Because I had originally written the thing for a competition with a 2,000 word limit, I cut out some of the back story in order to make room for the current setting.

I also have an idea about coffee shops and the friends you can make there. These aren't necessarily close friends but more like close acquaintances. You rarely see these people outside of the shop, and if you do by chance, you don't often have anything more to say other than "hey" because they're out of their context. It's an odd phenomenon, I think.

With this story, my purpose was to show a few moments in a communal setting where everyone has a story to tell, but you don't usually get a chance to hear most of it, and you don't pry. You usually just get snippets here and there, and you move on. So, to delve too deeply into Kathryn's back story seems inappropriate given this setting.

I also should admit that after this workshop, when I had a chance to think about what I had experienced, I decided I have no reason to believe the people in this writers' guild know what they're talking about. The meetings are open to the public, and any Joe Schmo can walk in and contribute. Until I get to know these people and learn why they do or don't have qualifications for critiquing anything in print, I'll take what they say with a grain of salt. Honestly, I may actually just smile and ignore them.
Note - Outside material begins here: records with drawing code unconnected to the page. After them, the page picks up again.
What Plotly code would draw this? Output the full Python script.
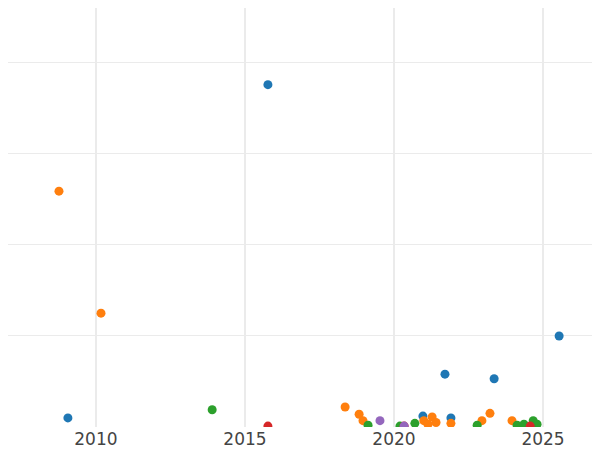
import plotly.graph_objects as go

blue_x = [2009.06, 2015.77, 2025.54, 2021.71, 2023.36, 2020.97, 2021.91]
blue_y = [10, 376, 100, 58, 53, 12, 10]
orange_x = [2008.76, 2010.17, 2018.36, 2018.83, 2018.96, 2021.0, 2021.28, 2021.41, 2021.14, 2021.91, 2022.95, 2023.22, 2023.96]
orange_y = [259, 125, 22, 14, 7, 7, 11, 5, 3, 4, 7, 15, 7]
green_x = [2013.9, 2019.13, 2020.2, 2020.7, 2022.79, 2024.13, 2024.36, 2024.67, 2024.8]
green_y = [19, 2, 1, 4, 2, 2, 3, 7, 3]
red_x = [2015.77, 2020.34, 2024.57]
red_y = [1, 1, 1]
purple_x = [2019.53, 2020.34]
purple_y = [7, 1]

series = [(blue_x, blue_y, "#1f77b4"), (orange_x, orange_y, "#ff7f0e"),
          (green_x, green_y, "#2ca02c"), (red_x, red_y, "#d62728"),
          (purple_x, purple_y, "#9467bd")]

fig = go.Figure()
for xs, ys, c in series:
    fig.add_trace(go.Scatter(x=xs, y=ys, mode="markers",
                             marker=dict(color=c, size=9), showlegend=False))

fig.update_layout(
    width=600, height=450, margin=dict(l=0, r=0, t=0, b=31),
    plot_bgcolor="white", paper_bgcolor="white",
    xaxis=dict(range=[2007.05, 2027.18], tickvals=[2010, 2015, 2020, 2025],
               showgrid=True, gridcolor="#ebebeb", gridwidth=2, zeroline=False,
               tickfont=dict(size=17, color="#444", family="DejaVu Sans"), ticks=""),
    yaxis=dict(range=[0, 460.2], tickvals=[0, 100, 200, 300, 400], showticklabels=False,
               showgrid=True, gridcolor="#ebebeb", gridwidth=1, zeroline=False),
)
fig.write_html("out.html")
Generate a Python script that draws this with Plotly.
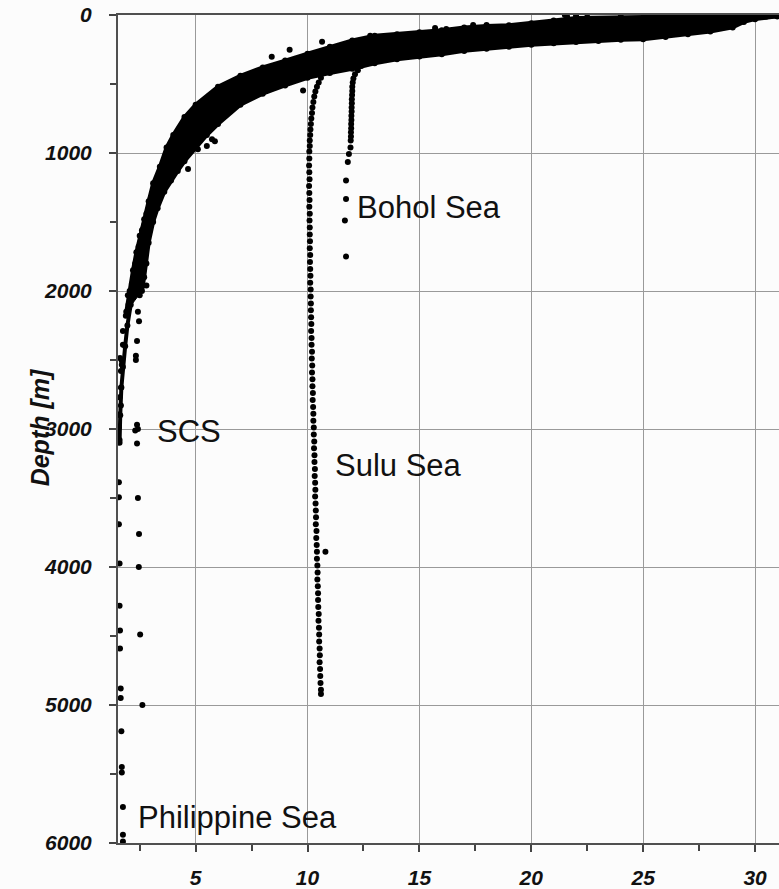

In the mean time, I have played around with this story and made some revisions with a hint of back story and slightly less sentimentalism. Here you go.

2 comments:

dive said...

Ooh, I LOVE that story, Robyn; it's one of my favourites; especially the little girl with the bottles.
I disagree (naturally) with the "clear cut" woman. I particularly liked the ambiguity and the sense of the action in the coffee shop being incidental; taking place away from the focal point of the story: the time capsule ceremony.
As for back story; that's fine in a longer piece but a short story is a snapshot of images, feelings and partial events that should be concise and somewhat mysterious and leave those things up to the reader's imagination.

Your point about place-specific acquaintances is excellent and very true.
As is the fact that most people who have attended creative writing courses only do so because they cannot create naturally and need to follow a set of guidelines.
If all writers followed "the rules" the world of literature would be a pretty dull place.
You - as I've often said - are "the real thing". A real writer who needs no rules.

I must say I much prefer the un-revised piece; the backstory elements are not necessary to the events taking place and make the narrative kind of jerky.
And the fact that the girl under the counter is not given a name is wonderful.

Lots more of this kind of storytelling, please!

lynn said...

I am wary of creative writing workshops. How to pigeon-hole and cage imagination in three easy lessons. I'd steer clear.